— start INPUT MATERIAL —

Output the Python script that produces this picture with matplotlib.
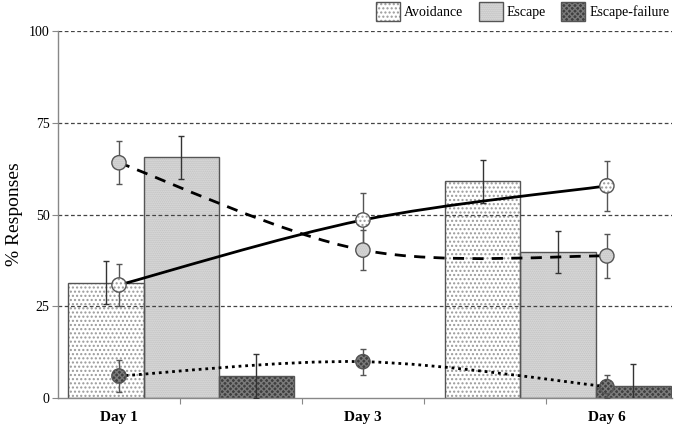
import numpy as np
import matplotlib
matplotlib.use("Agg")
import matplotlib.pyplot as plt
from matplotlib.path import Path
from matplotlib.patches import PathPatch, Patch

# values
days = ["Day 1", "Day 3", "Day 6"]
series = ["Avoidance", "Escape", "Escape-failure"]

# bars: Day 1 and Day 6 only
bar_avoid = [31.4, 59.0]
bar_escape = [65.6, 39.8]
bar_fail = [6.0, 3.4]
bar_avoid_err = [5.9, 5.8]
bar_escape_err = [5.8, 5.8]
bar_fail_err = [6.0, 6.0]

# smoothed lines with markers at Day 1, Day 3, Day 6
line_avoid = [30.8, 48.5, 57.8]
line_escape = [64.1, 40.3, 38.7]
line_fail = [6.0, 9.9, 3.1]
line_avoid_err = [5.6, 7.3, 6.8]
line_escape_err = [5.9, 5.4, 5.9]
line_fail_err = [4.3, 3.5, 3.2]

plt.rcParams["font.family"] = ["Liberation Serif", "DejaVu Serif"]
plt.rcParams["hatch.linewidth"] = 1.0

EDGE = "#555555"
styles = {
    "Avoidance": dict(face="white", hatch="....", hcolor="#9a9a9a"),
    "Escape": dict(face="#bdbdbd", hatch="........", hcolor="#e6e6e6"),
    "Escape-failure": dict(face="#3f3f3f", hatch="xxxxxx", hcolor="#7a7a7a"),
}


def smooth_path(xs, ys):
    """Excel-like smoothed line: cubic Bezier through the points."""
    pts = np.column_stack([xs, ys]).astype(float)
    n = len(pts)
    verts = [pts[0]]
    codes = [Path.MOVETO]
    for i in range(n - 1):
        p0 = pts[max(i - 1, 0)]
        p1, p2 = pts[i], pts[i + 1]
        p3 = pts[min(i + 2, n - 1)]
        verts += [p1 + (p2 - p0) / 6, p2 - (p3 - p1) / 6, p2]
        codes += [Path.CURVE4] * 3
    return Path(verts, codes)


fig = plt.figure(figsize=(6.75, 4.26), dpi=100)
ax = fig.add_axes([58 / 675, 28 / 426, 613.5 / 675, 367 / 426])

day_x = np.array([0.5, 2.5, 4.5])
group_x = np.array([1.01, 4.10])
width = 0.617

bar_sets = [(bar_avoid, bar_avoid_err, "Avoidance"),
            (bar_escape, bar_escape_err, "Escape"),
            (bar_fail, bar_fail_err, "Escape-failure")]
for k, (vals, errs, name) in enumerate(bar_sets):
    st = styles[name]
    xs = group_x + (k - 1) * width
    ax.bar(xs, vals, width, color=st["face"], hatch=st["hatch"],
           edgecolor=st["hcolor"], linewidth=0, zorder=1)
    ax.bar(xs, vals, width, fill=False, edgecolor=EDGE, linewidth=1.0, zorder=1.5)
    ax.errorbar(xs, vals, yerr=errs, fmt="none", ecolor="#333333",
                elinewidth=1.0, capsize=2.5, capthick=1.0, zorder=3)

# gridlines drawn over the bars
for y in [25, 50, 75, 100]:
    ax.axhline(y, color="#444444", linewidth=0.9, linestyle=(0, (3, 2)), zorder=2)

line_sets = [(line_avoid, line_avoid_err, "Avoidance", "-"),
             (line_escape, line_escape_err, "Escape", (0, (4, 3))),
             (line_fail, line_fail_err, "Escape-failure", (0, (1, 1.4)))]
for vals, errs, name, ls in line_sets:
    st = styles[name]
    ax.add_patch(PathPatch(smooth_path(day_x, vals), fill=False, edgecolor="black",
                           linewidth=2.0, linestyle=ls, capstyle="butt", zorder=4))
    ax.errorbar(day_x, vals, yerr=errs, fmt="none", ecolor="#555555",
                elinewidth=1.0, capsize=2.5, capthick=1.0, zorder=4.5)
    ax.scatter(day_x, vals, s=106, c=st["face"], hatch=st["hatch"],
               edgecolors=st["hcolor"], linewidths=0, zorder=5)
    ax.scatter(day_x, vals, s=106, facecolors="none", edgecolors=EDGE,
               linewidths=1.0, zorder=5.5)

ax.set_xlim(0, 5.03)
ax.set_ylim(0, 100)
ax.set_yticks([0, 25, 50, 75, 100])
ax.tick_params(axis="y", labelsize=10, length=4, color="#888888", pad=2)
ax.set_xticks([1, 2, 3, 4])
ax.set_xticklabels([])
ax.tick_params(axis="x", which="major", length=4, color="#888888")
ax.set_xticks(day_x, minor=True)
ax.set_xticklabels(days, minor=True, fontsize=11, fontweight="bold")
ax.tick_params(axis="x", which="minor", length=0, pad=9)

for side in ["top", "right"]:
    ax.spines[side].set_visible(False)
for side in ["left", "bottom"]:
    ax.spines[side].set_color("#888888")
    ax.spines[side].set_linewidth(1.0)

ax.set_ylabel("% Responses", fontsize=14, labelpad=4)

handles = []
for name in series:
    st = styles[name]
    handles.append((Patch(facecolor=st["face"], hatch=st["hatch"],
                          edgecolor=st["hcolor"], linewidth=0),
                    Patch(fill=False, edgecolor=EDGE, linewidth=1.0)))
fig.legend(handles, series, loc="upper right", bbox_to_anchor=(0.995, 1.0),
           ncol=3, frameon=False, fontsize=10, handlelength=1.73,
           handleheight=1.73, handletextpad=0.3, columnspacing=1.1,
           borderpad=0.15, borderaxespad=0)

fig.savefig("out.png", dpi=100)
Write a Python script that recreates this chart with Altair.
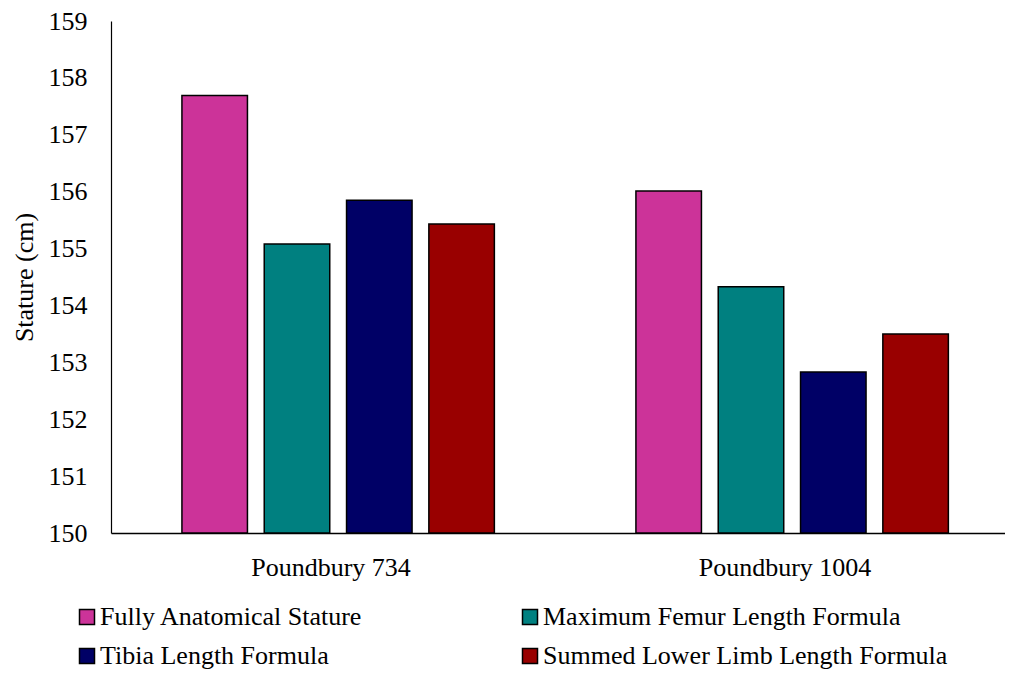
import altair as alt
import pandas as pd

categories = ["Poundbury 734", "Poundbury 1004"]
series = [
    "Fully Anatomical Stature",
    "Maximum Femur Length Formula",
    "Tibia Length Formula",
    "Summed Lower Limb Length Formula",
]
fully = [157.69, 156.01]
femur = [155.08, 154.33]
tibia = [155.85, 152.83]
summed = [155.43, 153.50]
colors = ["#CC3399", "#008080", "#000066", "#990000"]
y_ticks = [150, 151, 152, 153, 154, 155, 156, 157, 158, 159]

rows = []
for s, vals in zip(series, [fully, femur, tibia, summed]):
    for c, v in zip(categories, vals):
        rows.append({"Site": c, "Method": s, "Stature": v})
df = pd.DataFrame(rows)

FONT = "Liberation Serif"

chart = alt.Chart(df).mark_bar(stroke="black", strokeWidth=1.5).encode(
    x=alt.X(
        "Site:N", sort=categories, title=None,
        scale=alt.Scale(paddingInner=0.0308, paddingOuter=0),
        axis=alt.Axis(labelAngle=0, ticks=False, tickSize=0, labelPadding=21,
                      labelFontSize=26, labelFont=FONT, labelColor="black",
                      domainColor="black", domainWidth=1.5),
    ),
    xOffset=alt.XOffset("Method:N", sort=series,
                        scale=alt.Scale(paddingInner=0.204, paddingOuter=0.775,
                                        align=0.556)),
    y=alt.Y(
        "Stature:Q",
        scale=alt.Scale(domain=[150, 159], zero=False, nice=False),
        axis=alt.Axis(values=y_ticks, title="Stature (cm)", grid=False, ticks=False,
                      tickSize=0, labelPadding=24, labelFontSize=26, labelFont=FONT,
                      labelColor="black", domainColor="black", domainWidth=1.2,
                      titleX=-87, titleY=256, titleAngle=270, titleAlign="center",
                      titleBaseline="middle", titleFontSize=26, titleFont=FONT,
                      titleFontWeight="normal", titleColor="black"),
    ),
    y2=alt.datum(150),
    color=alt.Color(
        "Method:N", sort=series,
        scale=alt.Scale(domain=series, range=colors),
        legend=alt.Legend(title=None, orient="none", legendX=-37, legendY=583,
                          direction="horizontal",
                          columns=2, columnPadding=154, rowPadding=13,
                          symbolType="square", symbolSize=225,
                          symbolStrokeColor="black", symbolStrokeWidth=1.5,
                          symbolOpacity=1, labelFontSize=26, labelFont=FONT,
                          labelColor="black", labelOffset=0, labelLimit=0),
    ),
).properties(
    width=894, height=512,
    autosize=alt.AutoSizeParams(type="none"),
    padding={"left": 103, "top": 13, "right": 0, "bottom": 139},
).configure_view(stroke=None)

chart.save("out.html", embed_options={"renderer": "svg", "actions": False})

— end INPUT MATERIAL —

From the records above, extract the lines from the one holding "Write a Python" through the one holding "import pandas as pd", word for word; omit the pictures.

CORRECT RESULT:
Write a Python script that recreates this chart with Altair.
import altair as alt
import pandas as pd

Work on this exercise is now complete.